INDIANAPOLIS (WISH) - One hundred years ago this month, Central Indiana suffered one of the worst natural disasters ever to hit the state.
Soon, a local exhibit will show what it was like and hear the stories of people who were there through the Indiana Historical Society.
1913: A City Under Water is the latest in the society's You Are There series . The series uses artifacts and photographs along with actors cast in historical roles to put visitors inside a moment in time. Each scene is based around a single photograph of the actual event. Historical Society staffers painstakingly re-create the photograph inside a room of the Eugene and Marilyn Glick History Center.
The series has been a hit with visitors.
"I've always wanted to go back and see the past and be in it, and these displays give me the opportunity to do it," said Pat Hiatt.
Hiatt has said she has visited each of the You Are There displays. But she is particularly excited about A City Under Water because her family happens to play an important role in it. Hiatt's grandfather, Fred Heylmann, snapped a number of photographs from the same time period upon which the exhibit is based.
Historical Society staffers were thrilled to learn of the connection, because Hiatt has many stories to tell about the flood.
"I've just got all kinds of stories and fortunately I have a good memory and they are tucked away," she says.
To make sure that knowledge makes it into the exhibit, the organizers set up a meeting between Hiatt and Ben Phillippe, the actor who will portray her grandfather as a young man.

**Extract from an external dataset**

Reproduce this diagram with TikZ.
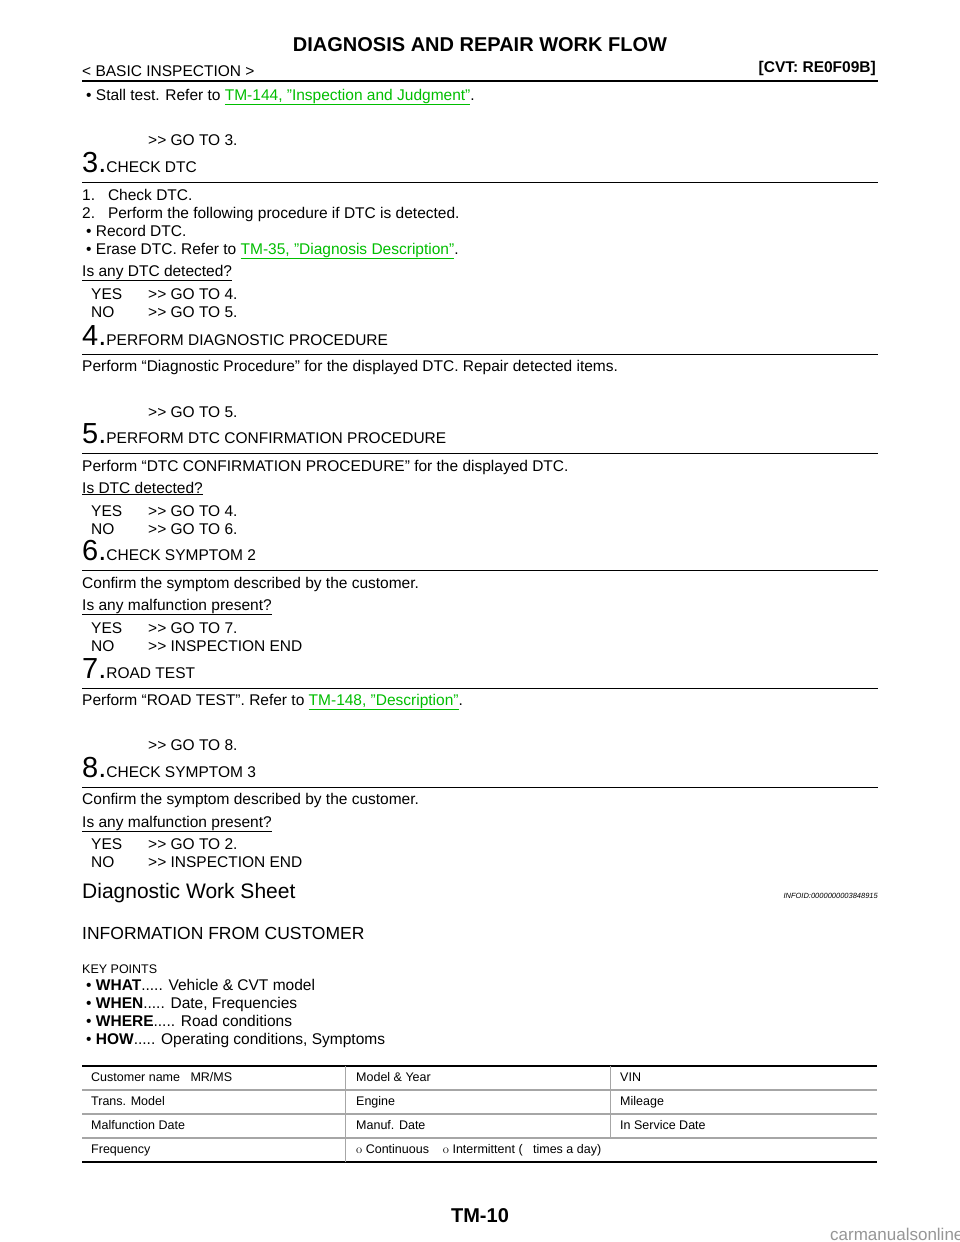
\documentclass[tikz,border=0pt]{standalone}
\usepackage{fontspec}
\setmainfont{Liberation Sans}
\definecolor{lnkc}{RGB}{0,190,0}
\definecolor{wm}{RGB}{150,150,150}
\newcommand{\lnk}[1]{{\color{lnkc}\underline{#1}}}
\newcommand{\bigno}[1]{{\fontsize{29}{29}\selectfont #1}}
\newcommand{\gt}{{>}{>}}
\newcommand{\dq}{\symbol{34}}
\begin{document}
\begin{tikzpicture}[x=1pt,y=-1pt,
  txt/.style={anchor=base west,inner sep=0pt,font=\fontsize{15.5}{17}\selectfont},
  tbl/.style={anchor=base west,inner sep=0pt,font=\fontsize{12.5}{14}\selectfont},
  rule/.style={line width=0.7pt},
  thick rule/.style={line width=2pt}]
\useasboundingbox[fill=white] (0,0) rectangle (960,1242);
\node[anchor=base,inner sep=0pt,font=\bfseries\fontsize{20}{21}\selectfont] (title) at (480,51) {DIAGNOSIS AND REPAIR WORK FLOW};
\node[txt] (sec) at (82,76) {< BASIC INSPECTION >};
\node[anchor=base east,inner sep=0pt,font=\bfseries\fontsize{15.5}{16}\selectfont] (cvt) at (876,72) {[CVT: RE0F09B]};
\draw[thick rule] (82,81) -- (878,81);
\node[txt] (l1) at (86,100) {\textbullet\ Stall test. Refer to \lnk{TM-144, \dq Inspection and Judgment\dq}.};
\node[txt] (g3) at (148,145) {\gt\ GO TO 3.};
\node[txt] (h3) at (82,172) {\bigno{3.}CHECK DTC};
\draw[rule] (82,182) -- (878,182);
\node[txt] (a1) at (82,200) {1.\ \ \ Check DTC.};
\node[txt] (a2) at (82,218) {2.\ \ \ Perform the following procedure if DTC is detected.};
\node[txt] (a3) at (86,236) {\textbullet\ Record DTC.};
\node[txt] (a4) at (86,254) {\textbullet\ Erase DTC. Refer to \lnk{TM-35, \dq Diagnosis Description\dq}.};
\node[txt] (q3) at (82,276) {\underline{Is any DTC detected?}};
\node[txt] (y3) at (91,299) {YES};\node[txt] at (148,299) {\gt\ GO TO 4.};
\node[txt] (n3) at (91,317) {NO};\node[txt] at (148,317) {\gt\ GO TO 5.};
\node[txt] (h4) at (82,345) {\bigno{4.}PERFORM DIAGNOSTIC PROCEDURE};
\draw[rule] (82,354) -- (878,354);
\node[txt] (b1) at (82,371) {Perform “Diagnostic Procedure” for the displayed DTC. Repair detected items.};
\node[txt] (g5) at (148,417) {\gt\ GO TO 5.};
\node[txt] (h5) at (82,443) {\bigno{5.}PERFORM DTC CONFIRMATION PROCEDURE};
\draw[rule] (82,453) -- (878,453);
\node[txt] (c1) at (82,471) {Perform “DTC CONFIRMATION PROCEDURE” for the displayed DTC.};
\node[txt] (q5) at (82,493) {\underline{Is DTC detected?}};
\node[txt] (y5) at (91,516) {YES};\node[txt] at (148,516) {\gt\ GO TO 4.};
\node[txt] (n5) at (91,534) {NO};\node[txt] at (148,534) {\gt\ GO TO 6.};
\node[txt] (h6) at (82,560) {\bigno{6.}CHECK SYMPTOM 2};
\draw[rule] (82,570) -- (878,570);
\node[txt] (d1) at (82,588) {Confirm the symptom described by the customer.};
\node[txt] (q6) at (82,610) {\underline{Is any malfunction present?}};
\node[txt] (y6) at (91,633) {YES};\node[txt] at (148,633) {\gt\ GO TO 7.};
\node[txt] (n6) at (91,651) {NO};\node[txt] at (148,651) {\gt\ INSPECTION END};
\node[txt] (h7) at (82,678) {\bigno{7.}ROAD TEST};
\draw[rule] (82,688) -- (878,688);
\node[txt] (e1) at (82,705) {Perform “ROAD TEST”. Refer to \lnk{TM-148, \dq Description\dq}.};
\node[txt] (g8) at (148,750) {\gt\ GO TO 8.};
\node[txt] (h8) at (82,777) {\bigno{8.}CHECK SYMPTOM 3};
\draw[rule] (82,787) -- (878,787);
\node[txt] (f1) at (82,804) {Confirm the symptom described by the customer.};
\node[txt] (q8) at (82,827) {\underline{Is any malfunction present?}};
\node[txt] (y8) at (91,849) {YES};\node[txt] at (148,849) {\gt\ GO TO 2.};
\node[txt] (n8) at (91,867) {NO};\node[txt] at (148,867) {\gt\ INSPECTION END};
\node[anchor=base west,inner sep=0pt,font=\fontsize{21}{22}\selectfont] (dws) at (82,898) {Diagnostic Work Sheet};
\node[anchor=base east,inner sep=0pt,font=\itshape\fontsize{7.5}{8}\selectfont] (info) at (878,898) {INFOID:0000000003848915};
\node[anchor=base west,inner sep=0pt,font=\fontsize{17.5}{18}\selectfont] (ifc) at (82,939) {INFORMATION FROM CUSTOMER};
\node[anchor=base west,inner sep=0pt,font=\fontsize{12.5}{13}\selectfont] (kp) at (82,973) {KEY POINTS};
\node[txt] (k1) at (86,990) {\textbullet\ \textbf{WHAT}..... Vehicle \& CVT model};
\node[txt] (k2) at (86,1008) {\textbullet\ \textbf{WHEN}..... Date, Frequencies};
\node[txt] (k3) at (86,1026) {\textbullet\ \textbf{WHERE}..... Road conditions};
\node[txt] (k4) at (86,1044) {\textbullet\ \textbf{HOW}..... Operating conditions, Symptoms};
% table
\draw[line width=1.6pt] (82,1066) -- (877,1066);
\foreach \yy in {1090,1114,1138}{\draw[gray!70,line width=1.2pt] (82,\yy) -- (877,\yy);}
\draw[line width=1.6pt] (82,1162) -- (877,1162);
\draw[gray!70,line width=0.5pt] (345,1066) -- (345,1162);
\draw[gray!70,line width=0.5pt] (610,1066) -- (610,1138);
\node[tbl] (c11) at (91,1081) {Customer name\ \ \ MR/MS};
\node[tbl] (c12) at (356,1081) {Model \& Year};
\node[tbl] (c13) at (620,1081) {VIN};
\node[tbl] (c21) at (91,1105) {Trans. Model};
\node[tbl] (c22) at (356,1105) {Engine};
\node[tbl] (c23) at (620,1105) {Mileage};
\node[tbl] (c31) at (91,1129) {Malfunction Date};
\node[tbl] (c32) at (356,1129) {Manuf. Date};
\node[tbl] (c33) at (620,1129) {In Service Date};
\node[tbl] (c41) at (91,1153) {Frequency};
\node[tbl] (c42) at (356,1153) {{\fontfamily{lmr}\selectfont o} Continuous\ \ \ \ {\fontfamily{lmr}\selectfont o} Intermittent (\ \ \ times a day)};
\node[anchor=base,inner sep=0pt,font=\bfseries\fontsize{20}{21}\selectfont] (pg) at (480,1222) {TM-10};
\node[anchor=base west,inner sep=0pt,text=wm,font=\fontsize{17}{18}\selectfont] (wmk) at (830,1240) {carmanualsonline.info};
\end{tikzpicture}
\end{document}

They looked over photos from Hiatt's family albums and talked about the stories that have been passed down through the generations.

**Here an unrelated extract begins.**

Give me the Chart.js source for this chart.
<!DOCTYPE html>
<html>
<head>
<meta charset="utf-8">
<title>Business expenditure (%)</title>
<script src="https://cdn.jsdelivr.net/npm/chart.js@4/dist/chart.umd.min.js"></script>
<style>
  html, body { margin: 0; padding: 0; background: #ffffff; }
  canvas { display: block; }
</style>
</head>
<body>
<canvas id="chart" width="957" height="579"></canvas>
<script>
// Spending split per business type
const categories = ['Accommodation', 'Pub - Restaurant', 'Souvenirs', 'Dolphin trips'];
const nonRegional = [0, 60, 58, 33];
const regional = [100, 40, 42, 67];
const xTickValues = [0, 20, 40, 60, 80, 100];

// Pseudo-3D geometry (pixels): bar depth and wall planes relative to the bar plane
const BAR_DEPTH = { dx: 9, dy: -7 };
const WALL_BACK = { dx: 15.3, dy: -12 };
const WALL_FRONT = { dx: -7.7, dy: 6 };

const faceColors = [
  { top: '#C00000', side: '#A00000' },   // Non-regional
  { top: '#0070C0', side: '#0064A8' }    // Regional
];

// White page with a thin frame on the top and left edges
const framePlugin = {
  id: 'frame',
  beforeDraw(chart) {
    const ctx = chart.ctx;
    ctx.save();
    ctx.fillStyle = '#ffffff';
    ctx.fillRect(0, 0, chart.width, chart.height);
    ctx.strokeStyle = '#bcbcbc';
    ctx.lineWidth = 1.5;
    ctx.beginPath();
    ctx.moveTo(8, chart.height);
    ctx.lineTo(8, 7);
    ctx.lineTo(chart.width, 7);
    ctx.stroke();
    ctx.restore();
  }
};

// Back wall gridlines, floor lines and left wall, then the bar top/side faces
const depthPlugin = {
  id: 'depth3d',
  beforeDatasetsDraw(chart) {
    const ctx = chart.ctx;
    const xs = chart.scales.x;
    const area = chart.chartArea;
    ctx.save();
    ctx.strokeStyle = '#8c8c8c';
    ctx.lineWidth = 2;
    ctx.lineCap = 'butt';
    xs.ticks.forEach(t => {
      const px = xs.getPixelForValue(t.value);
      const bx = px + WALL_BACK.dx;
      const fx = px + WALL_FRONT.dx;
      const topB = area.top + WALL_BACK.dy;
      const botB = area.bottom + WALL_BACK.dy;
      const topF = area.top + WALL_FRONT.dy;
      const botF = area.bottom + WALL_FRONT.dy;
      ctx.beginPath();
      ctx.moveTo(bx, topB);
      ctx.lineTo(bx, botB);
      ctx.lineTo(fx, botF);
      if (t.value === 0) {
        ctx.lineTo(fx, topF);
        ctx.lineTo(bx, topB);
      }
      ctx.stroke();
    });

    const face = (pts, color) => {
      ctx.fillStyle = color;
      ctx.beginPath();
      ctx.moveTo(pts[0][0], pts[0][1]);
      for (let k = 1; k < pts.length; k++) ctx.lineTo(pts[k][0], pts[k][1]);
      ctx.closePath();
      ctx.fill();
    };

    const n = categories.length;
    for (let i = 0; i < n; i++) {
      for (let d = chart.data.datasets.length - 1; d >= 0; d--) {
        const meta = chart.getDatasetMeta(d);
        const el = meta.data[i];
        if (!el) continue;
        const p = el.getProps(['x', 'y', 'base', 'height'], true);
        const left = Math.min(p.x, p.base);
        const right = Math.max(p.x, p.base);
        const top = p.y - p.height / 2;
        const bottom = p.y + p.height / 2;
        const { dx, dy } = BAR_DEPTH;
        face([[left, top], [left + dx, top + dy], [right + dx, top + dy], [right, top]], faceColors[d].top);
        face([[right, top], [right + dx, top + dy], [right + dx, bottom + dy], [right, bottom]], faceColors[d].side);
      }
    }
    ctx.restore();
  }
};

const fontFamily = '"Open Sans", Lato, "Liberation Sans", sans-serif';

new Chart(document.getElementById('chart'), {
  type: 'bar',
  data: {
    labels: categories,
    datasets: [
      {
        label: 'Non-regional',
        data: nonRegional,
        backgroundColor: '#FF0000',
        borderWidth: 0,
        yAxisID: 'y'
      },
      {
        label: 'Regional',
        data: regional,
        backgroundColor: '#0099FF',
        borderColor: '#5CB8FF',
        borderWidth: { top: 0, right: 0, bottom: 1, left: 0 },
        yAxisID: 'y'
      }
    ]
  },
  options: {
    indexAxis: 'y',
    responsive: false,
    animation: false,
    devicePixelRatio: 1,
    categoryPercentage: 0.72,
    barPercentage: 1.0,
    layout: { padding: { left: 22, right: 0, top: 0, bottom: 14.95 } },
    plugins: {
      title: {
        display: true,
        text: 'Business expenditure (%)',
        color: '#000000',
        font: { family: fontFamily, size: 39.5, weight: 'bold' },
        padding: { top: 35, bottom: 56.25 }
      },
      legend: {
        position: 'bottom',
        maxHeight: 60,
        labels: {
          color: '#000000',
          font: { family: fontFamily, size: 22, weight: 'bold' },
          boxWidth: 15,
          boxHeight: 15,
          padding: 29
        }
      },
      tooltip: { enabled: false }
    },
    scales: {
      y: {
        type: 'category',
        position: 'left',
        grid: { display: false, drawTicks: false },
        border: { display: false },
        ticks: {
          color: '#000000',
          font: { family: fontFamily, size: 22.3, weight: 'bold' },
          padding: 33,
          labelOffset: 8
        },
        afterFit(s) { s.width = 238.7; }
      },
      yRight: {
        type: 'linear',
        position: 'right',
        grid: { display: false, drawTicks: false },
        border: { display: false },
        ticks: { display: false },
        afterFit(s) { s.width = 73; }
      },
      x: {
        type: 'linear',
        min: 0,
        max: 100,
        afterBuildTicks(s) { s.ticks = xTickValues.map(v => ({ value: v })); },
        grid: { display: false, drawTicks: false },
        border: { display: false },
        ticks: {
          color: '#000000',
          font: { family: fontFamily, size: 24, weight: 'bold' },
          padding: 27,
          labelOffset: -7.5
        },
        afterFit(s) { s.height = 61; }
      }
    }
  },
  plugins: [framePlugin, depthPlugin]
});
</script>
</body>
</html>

Phillippe says the information will help him craft a character that can interact with visitors, reflect history accurately and satisfy his "new family."
Talking about the other actors who don't have living family members to draw from, Phillippe says, "(There's) less pressure than the other characters because they had to do more research, but more pressure in that I can't let them down."

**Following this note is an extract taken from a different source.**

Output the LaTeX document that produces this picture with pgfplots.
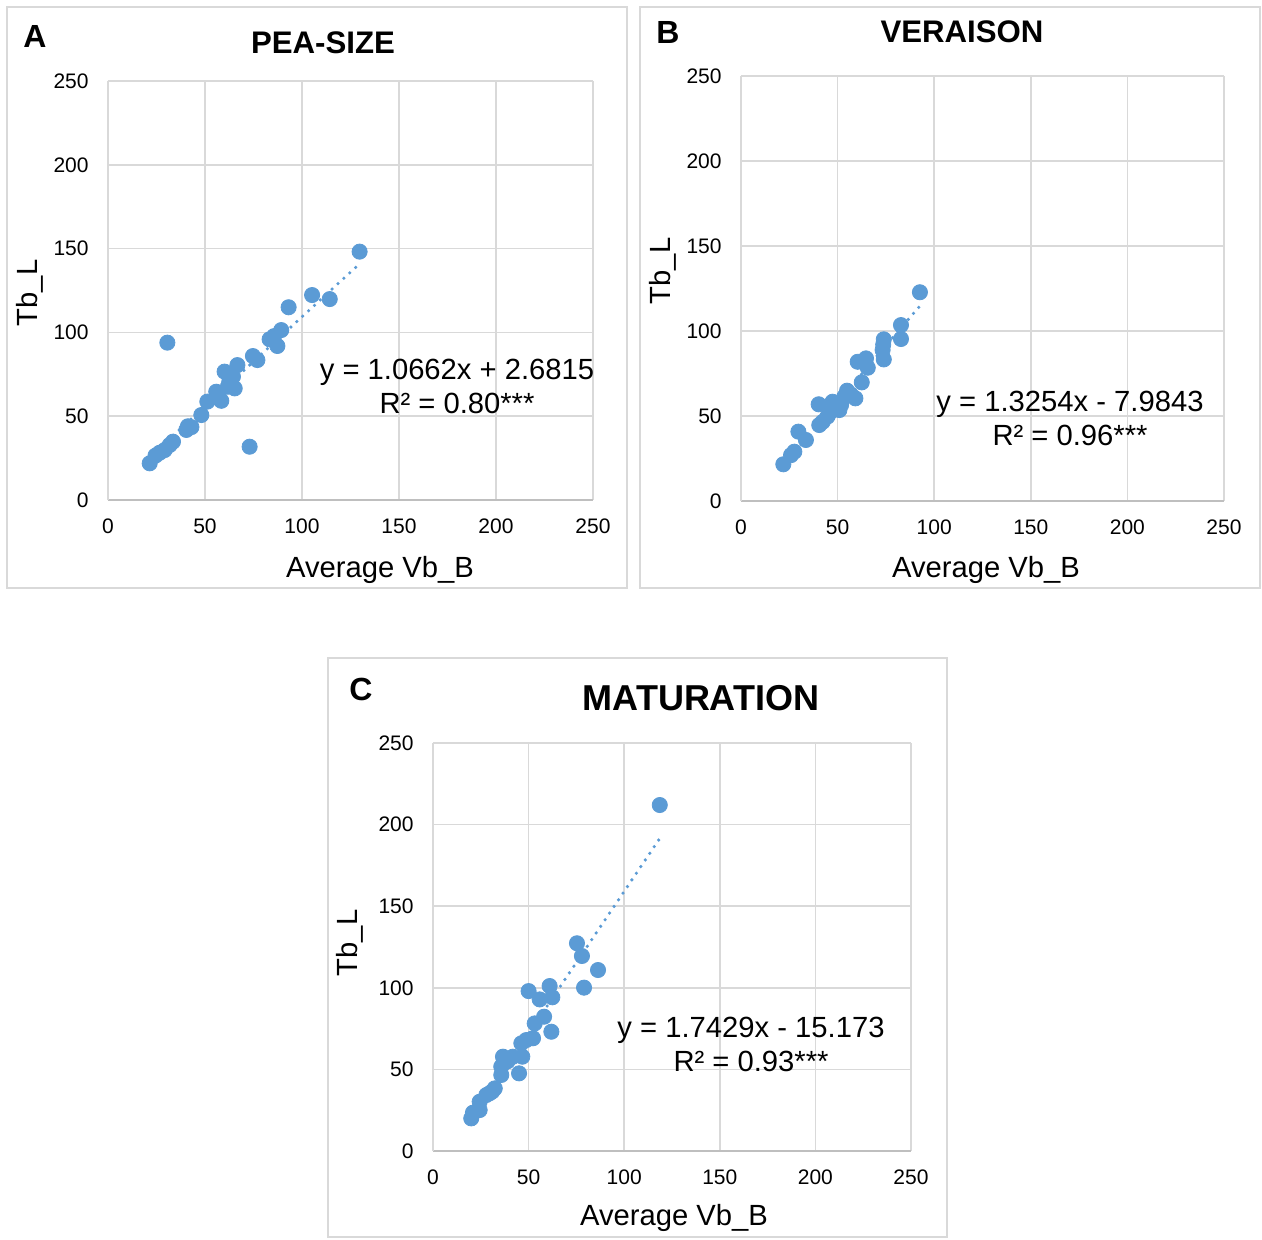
\documentclass[border=0pt]{standalone}
\usepackage{fontspec}
\setmainfont{Liberation Sans}
\usepackage{pgfplots}
\pgfplotsset{compat=1.18}
\definecolor{ptc}{HTML}{5B9BD5}
\definecolor{gridc}{HTML}{D9D9D9}
\definecolor{axc}{HTML}{BFBFBF}
\definecolor{framec}{HTML}{D9D9D9}
\pgfplotsset{
  panel/.style={
    scale only axis, anchor=south west,
    xmin=0, xmax=250, ymin=0, ymax=250,
    xtick={0,50,...,250}, ytick={0,50,...,250},
    axis lines=left,
    x axis line style={-, draw=axc, line width=0.8pt},
    y axis line style={-, draw=gridc, line width=0.8pt},
    major tick length=0pt,
    grid=major, grid style={draw=gridc, line width=0.8pt},
    /pgf/number format/assume math mode=true,
    tick label style={font=\fontsize{10.5}{12}\selectfont, black},
    yticklabel style={anchor=east, inner sep=0pt, xshift=-9.5pt},
    xticklabel style={anchor=north, inner sep=0pt, yshift=-9pt},
    clip=false,
  },
  pts/.style={only marks, mark=*, mark size=3.8pt, color=ptc, mark options={fill=ptc, draw=ptc}},
  trend/.style={no marks, color=ptc, line width=1.8pt, line cap=round, dash pattern=on 0pt off 4pt},
}
\newcommand{\eqfont}{\fontsize{14.6}{17}\selectfont}
\newcommand{\titfont}{\bfseries\fontsize{15.6}{18}\selectfont}
\newcommand{\letfont}{\bfseries\fontsize{16}{19}\selectfont}
\begin{document}
\begin{tikzpicture}[x=0.5pt,y=-0.5pt]
\path (0,0) rectangle (1262,1239);
% frames
\draw[framec, line width=0.75pt] (7,7) rectangle (627,588);
\draw[framec, line width=0.75pt] (640,7) rectangle (1260,588);
\draw[framec, line width=0.75pt] (328,658) rectangle (947,1237);

% ---------- A ----------
\begin{axis}[panel, at={(54pt,-250pt)}, width=242.5pt, height=209.5pt]
\addplot[pts] coordinates {
(21.5,21.9) (26.6,28.2) (29.2,29.8) (31.8,32.8) (33.5,34.8) (30.6,93.9)
(40.4,41.8) (41.2,44.0) (48.1,50.7) (51.2,58.7) (55.8,64.6) (58.4,59.2)
(60.1,76.6) (61.8,67.6) (65.3,66.6) (64.4,73.6) (66.7,80.5) (73.0,31.8)
(74.7,85.9) (77.0,83.5) (83.3,95.9) (87.3,91.9) (89.3,101.4) (85.6,97.8)
(93.1,115.0) (105.2,122.3) (114.3,119.9) (129.7,148.2)
(57.0,62.5) (62.5,70.5) (43.0,43.5) (24.5,26.5)
};
\addplot[trend] coordinates {(21.5,25.60) (129.7,140.97)};
\end{axis}
\node[anchor=base, font=\letfont] at (35,47) {A};
\node[anchor=base, font=\titfont] at (323,53) {PEA-SIZE};
\node[rotate=90, font=\eqfont] at (30,293) {Tb\_L};
\node[anchor=base, font=\eqfont] at (380,577) {Average Vb\_B};
\node[anchor=base, font=\eqfont] at (457,379) {y = 1.0662x + 2.6815};
\node[anchor=base, font=\eqfont] at (457,413) {R² = 0.80***};

% ---------- B ----------
\begin{axis}[panel, at={(370.5pt,-250.5pt)}, width=241.5pt, height=212.5pt]
\addplot[pts] coordinates {
(21.9,21.6) (25.9,27.0) (27.6,29.0) (29.7,40.8) (33.6,35.9) (40.2,56.9)
(40.5,44.7) (42.3,46.6) (44.7,49.6) (47.4,58.4) (49.2,54.5) (50.9,53.5)
(51.8,56.5) (54.9,64.9) (53.5,61.4) (59.2,60.4) (62.5,69.8) (60.4,81.9)
(64.7,83.9) (65.6,78.4) (73.9,95.1) (73.3,88.8) (73.9,83.3) (82.8,103.5)
(82.8,95.3) (92.6,122.8) (57.0,62.5) (46.0,52.0) (73.6,92.0)
};
\addplot[trend] coordinates {(21.9,21.04) (92.6,114.75)};
\end{axis}
\node[anchor=base, font=\letfont] at (668,43) {B};
\node[anchor=base, font=\titfont] at (962,42) {VERAISON};
\node[rotate=90, font=\eqfont] at (663,271) {Tb\_L};
\node[anchor=base, font=\eqfont] at (986,577) {Average Vb\_B};
\node[anchor=base, font=\eqfont] at (1070,411) {y = 1.3254x - 7.9843};
\node[anchor=base, font=\eqfont] at (1070,445) {R² = 0.96***};

% ---------- C ----------
\begin{axis}[panel, at={(216.5pt,-575.5pt)}, width=239pt, height=204pt]
\addplot[pts] coordinates {
(20.0,20.0) (20.9,23.5) (24.4,25.1) (24.4,30.2) (27.9,34.3) (29.6,35.4)
(32.3,38.4) (35.7,46.6) (35.7,51.7) (36.6,57.8) (41.8,57.8) (45.0,47.6)
(46.7,57.8) (46.2,66.0) (52.3,69.1) (48.8,68.0) (53.2,78.2) (58.1,82.3)
(61.9,73.1) (50.0,98.0) (55.8,92.9) (61.0,101.1) (62.4,94.2) (79.0,100.1)
(86.3,110.9) (75.3,127.3) (77.9,119.5) (118.6,212.0) (39.0,55.0) (31.0,36.5)
};
\addplot[trend] coordinates {(20.0,19.69) (118.6,191.54)};
\end{axis}
\node[anchor=base, font=\letfont] at (361,700) {C};
\node[anchor=base, font=\bfseries\fontsize{18}{21}\selectfont] at (701,710) {MATURATION};
\node[rotate=90, font=\eqfont] at (350,943) {Tb\_L};
\node[anchor=base, font=\eqfont] at (674,1225) {Average Vb\_B};
\node[anchor=base, font=\eqfont] at (751,1037) {y = 1.7429x - 15.173};
\node[anchor=base, font=\eqfont] at (751,1071) {R² = 0.93***};
\end{tikzpicture}
\end{document}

In her sneak-peek in the days before the exhibit's debut, the detail in the converted room stuns Pat Hiatt.
She noted authentic-appearing Van Camps food cans, the rough-hewn wood walls that look identical to those in the original photo, and two live-action scenes in a "window" of what is actually a windowless space.
"It's so much easier and better to be able to touch that stuff than read about it in a paper," she said with a smile.
The exhibit opens next week at the Eugene and Marilyn Glick Indiana History Center just northwest of the State Capitol on West Ohio Street.
Visitors who go will see some familiar WISH-TV faces, too, because another room of the exhibit includes a modern-style newscast featuring the actual news events of the first day of the flood.